PROBLEM TO SOLVE — Reproduce the lines exactly, beginning with the line that has "Emit a web page" and ending with the line that has "const FONT = 'Lato';". Images are left out.

DATA TO PROCESS —
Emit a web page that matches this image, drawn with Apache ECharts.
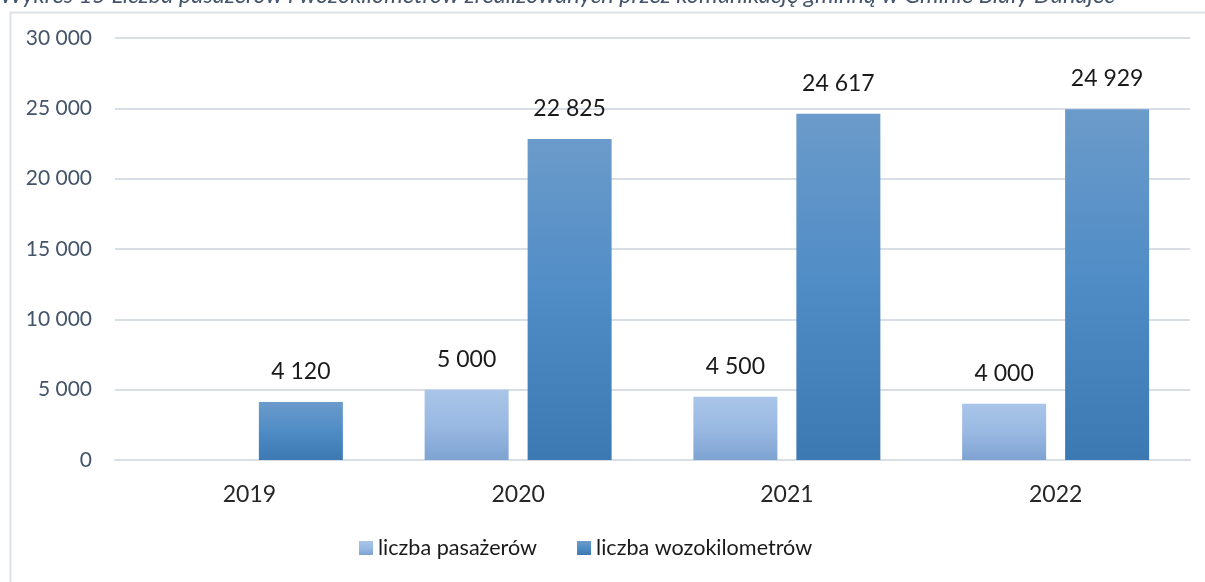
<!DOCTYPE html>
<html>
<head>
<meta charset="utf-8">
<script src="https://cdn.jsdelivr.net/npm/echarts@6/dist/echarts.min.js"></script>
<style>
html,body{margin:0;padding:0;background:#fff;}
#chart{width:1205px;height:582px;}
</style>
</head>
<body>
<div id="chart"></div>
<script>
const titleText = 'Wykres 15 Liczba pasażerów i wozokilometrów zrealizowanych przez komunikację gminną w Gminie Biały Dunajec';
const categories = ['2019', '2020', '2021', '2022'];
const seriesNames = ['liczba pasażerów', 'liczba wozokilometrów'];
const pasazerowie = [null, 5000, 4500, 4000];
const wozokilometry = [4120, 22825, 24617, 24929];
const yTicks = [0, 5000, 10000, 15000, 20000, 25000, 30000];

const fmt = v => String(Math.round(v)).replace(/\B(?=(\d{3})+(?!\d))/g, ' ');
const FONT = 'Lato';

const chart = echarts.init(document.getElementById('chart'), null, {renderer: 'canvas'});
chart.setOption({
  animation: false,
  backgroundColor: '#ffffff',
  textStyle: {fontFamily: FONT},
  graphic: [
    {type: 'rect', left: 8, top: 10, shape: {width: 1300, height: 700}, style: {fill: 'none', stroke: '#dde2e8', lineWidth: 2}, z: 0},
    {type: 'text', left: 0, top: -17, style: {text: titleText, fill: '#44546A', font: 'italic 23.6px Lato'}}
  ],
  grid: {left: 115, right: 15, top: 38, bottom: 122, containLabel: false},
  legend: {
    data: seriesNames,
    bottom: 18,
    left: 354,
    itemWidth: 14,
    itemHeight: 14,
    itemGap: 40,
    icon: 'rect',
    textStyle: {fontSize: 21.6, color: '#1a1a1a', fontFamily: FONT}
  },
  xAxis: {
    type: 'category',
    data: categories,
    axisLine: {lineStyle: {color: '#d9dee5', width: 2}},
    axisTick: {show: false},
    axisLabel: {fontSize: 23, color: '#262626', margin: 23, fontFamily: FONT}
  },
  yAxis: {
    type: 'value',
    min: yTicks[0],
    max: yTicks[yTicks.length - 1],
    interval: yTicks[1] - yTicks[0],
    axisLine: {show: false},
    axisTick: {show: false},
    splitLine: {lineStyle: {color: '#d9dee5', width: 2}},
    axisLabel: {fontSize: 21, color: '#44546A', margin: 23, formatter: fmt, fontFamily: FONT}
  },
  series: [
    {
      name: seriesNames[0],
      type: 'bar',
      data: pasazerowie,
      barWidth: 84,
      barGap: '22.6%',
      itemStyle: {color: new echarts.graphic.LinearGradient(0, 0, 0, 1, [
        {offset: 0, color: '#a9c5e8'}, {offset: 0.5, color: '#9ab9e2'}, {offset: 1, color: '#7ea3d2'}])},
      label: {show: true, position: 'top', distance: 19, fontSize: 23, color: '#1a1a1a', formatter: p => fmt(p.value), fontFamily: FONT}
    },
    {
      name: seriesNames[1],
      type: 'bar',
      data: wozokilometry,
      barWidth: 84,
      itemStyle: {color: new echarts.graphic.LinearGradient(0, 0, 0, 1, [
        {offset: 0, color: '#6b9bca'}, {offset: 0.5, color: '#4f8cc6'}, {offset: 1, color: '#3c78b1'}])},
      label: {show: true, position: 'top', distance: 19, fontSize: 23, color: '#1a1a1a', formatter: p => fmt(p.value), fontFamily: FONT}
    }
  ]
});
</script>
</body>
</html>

...

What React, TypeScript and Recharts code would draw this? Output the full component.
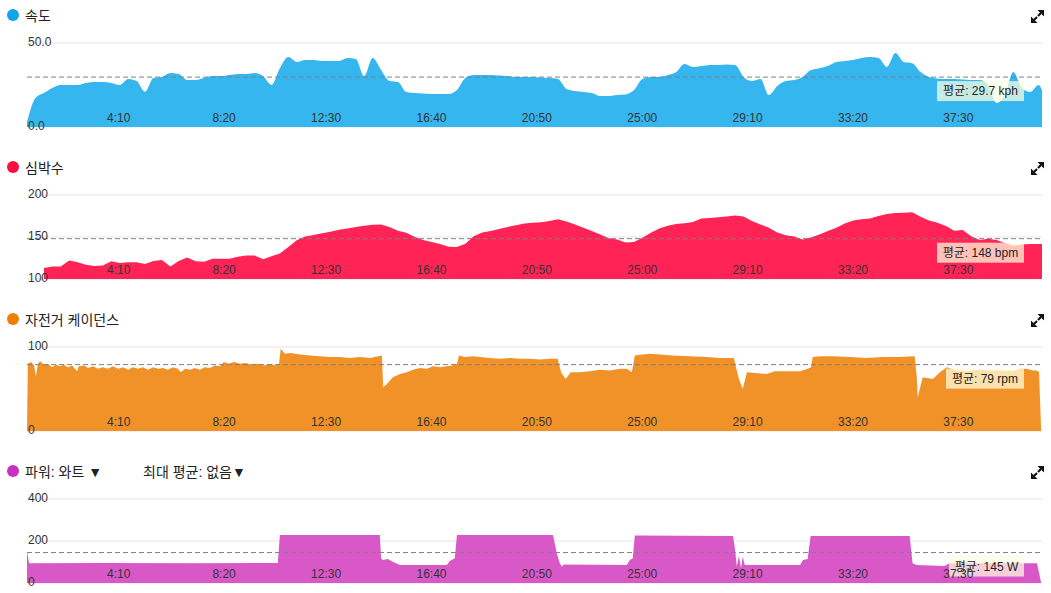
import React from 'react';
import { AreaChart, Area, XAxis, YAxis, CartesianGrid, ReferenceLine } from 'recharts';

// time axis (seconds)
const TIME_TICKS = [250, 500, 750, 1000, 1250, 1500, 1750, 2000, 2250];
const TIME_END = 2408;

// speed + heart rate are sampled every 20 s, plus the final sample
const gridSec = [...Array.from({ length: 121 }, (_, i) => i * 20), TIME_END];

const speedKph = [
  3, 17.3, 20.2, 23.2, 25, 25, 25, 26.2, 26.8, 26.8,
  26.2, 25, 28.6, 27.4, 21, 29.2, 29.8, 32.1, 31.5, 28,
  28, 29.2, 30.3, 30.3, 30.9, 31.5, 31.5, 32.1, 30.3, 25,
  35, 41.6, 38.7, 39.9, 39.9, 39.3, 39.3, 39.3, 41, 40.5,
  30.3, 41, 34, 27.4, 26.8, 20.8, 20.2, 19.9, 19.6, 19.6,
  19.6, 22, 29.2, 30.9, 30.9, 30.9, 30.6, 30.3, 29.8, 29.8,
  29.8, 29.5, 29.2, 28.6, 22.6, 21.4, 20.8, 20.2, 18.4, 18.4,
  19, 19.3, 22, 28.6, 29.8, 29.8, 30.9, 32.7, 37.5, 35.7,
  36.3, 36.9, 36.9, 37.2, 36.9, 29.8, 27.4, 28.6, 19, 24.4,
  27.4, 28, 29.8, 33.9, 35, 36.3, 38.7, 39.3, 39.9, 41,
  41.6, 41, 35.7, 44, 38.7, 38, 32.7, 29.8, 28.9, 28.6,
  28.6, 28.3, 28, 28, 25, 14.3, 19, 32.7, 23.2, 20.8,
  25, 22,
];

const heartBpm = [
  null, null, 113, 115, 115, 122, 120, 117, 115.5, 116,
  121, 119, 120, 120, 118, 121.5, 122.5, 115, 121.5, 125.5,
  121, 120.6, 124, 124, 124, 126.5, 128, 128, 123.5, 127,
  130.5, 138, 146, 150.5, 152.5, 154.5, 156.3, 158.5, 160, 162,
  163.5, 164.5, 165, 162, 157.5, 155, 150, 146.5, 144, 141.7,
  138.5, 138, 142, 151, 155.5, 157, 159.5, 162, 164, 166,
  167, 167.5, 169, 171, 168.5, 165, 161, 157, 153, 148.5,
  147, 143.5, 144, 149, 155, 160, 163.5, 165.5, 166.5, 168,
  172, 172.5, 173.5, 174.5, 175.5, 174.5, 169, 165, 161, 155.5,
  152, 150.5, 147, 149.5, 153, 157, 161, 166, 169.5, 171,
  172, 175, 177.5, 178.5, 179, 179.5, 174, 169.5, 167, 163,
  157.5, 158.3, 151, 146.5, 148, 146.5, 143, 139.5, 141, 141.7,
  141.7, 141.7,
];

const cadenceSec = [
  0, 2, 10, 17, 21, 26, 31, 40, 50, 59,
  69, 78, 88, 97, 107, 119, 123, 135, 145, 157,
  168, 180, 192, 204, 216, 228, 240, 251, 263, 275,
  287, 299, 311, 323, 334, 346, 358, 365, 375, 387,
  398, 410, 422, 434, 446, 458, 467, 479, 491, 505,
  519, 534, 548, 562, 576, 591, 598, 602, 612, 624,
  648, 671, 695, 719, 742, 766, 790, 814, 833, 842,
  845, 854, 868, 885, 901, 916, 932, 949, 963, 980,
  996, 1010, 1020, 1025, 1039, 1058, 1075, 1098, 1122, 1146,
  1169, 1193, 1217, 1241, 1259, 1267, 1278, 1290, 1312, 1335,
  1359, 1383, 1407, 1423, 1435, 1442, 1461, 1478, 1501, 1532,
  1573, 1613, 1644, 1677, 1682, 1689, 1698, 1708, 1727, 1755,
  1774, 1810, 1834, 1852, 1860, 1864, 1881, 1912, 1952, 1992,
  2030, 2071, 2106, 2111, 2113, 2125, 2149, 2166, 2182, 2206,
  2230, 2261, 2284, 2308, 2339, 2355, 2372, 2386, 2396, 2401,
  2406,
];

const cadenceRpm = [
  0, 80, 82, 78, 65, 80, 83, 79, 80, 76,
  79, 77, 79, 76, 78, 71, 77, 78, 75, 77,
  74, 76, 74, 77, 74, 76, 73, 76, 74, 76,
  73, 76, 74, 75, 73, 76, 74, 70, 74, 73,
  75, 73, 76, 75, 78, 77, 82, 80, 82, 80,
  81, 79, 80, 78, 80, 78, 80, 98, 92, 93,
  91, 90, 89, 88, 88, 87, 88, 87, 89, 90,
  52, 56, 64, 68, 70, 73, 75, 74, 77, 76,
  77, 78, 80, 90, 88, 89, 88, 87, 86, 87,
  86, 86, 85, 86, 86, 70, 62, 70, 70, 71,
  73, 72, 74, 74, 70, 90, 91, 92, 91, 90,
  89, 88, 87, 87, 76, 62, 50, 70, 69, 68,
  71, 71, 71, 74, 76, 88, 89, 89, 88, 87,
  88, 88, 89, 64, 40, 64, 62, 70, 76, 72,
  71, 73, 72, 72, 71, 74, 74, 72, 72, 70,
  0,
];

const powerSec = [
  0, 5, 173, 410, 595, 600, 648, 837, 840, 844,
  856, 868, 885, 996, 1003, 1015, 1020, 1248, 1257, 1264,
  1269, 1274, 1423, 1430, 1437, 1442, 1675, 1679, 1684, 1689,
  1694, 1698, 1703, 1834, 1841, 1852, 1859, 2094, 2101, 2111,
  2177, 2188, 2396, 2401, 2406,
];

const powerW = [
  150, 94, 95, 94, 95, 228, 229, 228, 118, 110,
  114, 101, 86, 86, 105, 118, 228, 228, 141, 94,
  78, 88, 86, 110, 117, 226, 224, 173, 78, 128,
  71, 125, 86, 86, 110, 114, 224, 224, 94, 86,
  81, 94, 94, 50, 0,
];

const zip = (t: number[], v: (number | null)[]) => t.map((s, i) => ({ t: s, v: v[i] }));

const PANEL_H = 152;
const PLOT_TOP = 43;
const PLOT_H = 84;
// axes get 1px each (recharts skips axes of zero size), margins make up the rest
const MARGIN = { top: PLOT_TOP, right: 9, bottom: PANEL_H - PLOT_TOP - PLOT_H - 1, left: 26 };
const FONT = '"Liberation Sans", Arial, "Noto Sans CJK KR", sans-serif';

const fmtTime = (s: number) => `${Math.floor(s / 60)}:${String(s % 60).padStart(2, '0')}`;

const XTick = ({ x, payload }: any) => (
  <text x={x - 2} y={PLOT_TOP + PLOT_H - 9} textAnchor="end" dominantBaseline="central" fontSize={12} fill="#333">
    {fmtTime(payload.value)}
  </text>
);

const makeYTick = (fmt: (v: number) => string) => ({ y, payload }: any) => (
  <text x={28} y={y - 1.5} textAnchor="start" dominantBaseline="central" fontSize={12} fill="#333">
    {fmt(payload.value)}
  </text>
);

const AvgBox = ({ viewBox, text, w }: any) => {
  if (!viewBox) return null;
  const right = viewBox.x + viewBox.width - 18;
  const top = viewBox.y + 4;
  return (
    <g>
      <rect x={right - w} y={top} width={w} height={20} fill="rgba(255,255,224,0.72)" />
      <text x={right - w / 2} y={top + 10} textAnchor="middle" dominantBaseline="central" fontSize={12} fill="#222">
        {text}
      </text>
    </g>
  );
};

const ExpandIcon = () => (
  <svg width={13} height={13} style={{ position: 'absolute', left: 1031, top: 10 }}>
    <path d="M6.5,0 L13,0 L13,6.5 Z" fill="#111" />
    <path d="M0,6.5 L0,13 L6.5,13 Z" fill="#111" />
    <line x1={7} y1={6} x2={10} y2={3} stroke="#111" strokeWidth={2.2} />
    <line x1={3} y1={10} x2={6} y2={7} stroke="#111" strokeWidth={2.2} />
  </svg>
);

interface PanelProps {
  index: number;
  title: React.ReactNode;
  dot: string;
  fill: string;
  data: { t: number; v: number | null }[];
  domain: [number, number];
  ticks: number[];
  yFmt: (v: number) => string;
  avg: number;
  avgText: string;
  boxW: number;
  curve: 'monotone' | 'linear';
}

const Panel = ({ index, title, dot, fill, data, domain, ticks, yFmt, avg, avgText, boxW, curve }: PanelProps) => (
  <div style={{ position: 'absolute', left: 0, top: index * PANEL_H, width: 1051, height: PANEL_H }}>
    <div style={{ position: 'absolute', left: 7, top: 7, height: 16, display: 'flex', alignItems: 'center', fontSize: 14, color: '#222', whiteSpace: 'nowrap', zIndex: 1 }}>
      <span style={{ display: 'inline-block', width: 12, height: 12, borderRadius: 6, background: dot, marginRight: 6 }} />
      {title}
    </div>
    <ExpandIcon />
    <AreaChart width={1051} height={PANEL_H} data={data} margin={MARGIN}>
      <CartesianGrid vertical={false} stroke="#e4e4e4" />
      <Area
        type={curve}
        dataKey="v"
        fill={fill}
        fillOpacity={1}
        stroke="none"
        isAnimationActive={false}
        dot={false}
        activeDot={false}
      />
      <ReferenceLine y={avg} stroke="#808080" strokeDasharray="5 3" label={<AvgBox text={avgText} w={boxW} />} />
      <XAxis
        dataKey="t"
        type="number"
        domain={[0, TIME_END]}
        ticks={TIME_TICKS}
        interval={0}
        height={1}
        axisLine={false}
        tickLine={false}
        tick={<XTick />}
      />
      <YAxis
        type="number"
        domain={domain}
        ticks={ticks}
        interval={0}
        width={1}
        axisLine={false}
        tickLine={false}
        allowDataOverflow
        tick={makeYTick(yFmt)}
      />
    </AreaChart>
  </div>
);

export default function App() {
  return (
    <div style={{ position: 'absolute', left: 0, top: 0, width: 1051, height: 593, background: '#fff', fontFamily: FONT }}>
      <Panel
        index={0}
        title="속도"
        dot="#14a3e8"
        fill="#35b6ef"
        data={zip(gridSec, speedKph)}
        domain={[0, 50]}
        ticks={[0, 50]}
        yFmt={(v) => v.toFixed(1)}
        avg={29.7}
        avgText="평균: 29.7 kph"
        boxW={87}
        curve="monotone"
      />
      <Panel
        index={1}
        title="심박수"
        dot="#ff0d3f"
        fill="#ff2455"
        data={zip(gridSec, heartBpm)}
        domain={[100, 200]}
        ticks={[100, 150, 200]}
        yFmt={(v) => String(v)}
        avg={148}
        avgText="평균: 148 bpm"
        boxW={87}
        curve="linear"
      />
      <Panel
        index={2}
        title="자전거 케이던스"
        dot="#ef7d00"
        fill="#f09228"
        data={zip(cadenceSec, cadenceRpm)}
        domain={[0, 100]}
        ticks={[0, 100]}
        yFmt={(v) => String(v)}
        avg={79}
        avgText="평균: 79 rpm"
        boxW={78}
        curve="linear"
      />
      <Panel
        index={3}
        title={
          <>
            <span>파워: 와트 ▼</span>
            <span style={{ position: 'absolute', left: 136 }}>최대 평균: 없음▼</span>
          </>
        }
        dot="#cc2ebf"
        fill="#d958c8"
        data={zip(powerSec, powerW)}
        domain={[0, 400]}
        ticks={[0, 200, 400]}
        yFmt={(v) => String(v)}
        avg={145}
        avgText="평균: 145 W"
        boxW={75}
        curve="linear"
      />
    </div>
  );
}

--

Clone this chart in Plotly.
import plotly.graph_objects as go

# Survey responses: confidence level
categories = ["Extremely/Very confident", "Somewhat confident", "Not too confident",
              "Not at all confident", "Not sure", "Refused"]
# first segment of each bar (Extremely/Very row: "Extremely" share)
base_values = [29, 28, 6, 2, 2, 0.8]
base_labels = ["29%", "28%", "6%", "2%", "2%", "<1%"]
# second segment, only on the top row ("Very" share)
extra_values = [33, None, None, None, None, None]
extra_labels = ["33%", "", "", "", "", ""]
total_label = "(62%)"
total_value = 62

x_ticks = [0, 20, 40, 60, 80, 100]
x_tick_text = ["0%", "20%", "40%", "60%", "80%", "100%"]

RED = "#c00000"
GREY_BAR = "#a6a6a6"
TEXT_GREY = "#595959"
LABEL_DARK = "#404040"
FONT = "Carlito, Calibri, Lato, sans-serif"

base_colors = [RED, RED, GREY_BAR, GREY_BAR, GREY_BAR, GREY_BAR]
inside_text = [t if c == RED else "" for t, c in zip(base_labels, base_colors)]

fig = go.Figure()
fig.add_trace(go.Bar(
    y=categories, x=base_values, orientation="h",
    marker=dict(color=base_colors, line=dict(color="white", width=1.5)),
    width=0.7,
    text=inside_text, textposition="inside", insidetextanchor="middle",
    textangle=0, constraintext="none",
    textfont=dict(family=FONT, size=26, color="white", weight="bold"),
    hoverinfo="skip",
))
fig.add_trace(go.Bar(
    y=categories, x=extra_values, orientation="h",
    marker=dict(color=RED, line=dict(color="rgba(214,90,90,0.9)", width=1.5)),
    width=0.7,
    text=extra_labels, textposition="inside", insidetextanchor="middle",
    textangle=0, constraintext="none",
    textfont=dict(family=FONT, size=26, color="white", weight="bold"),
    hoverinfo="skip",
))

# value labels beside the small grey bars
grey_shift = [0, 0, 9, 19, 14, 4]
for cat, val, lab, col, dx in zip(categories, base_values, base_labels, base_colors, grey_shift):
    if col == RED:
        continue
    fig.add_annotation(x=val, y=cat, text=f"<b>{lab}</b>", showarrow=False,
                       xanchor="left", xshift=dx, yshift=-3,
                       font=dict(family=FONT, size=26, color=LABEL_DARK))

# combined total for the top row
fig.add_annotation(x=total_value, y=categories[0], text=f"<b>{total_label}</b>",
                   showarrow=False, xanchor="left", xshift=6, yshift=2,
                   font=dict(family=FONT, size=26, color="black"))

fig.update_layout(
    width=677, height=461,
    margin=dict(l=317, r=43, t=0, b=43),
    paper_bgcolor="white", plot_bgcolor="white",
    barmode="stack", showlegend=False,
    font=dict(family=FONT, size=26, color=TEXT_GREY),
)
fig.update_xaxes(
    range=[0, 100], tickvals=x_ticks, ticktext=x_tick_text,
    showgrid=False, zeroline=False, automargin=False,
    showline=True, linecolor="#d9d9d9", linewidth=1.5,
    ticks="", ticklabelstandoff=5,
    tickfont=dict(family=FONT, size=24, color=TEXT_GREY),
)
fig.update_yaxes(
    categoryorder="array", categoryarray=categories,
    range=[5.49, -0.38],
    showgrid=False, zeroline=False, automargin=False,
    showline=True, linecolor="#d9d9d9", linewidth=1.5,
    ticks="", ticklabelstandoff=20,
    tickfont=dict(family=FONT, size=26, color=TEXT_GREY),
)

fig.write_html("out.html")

ANSWER BELOW —
Emit a web page that matches this image, drawn with Apache ECharts.
<!DOCTYPE html>
<html>
<head>
<meta charset="utf-8">
<script src="https://cdn.jsdelivr.net/npm/echarts@6/dist/echarts.min.js"></script>
<style>
html,body{margin:0;padding:0;background:#fff;}
#chart{width:1205px;height:582px;}
</style>
</head>
<body>
<div id="chart"></div>
<script>
const titleText = 'Wykres 15 Liczba pasażerów i wozokilometrów zrealizowanych przez komunikację gminną w Gminie Biały Dunajec';
const categories = ['2019', '2020', '2021', '2022'];
const seriesNames = ['liczba pasażerów', 'liczba wozokilometrów'];
const pasazerowie = [null, 5000, 4500, 4000];
const wozokilometry = [4120, 22825, 24617, 24929];
const yTicks = [0, 5000, 10000, 15000, 20000, 25000, 30000];

const fmt = v => String(Math.round(v)).replace(/\B(?=(\d{3})+(?!\d))/g, ' ');
const FONT = 'Lato';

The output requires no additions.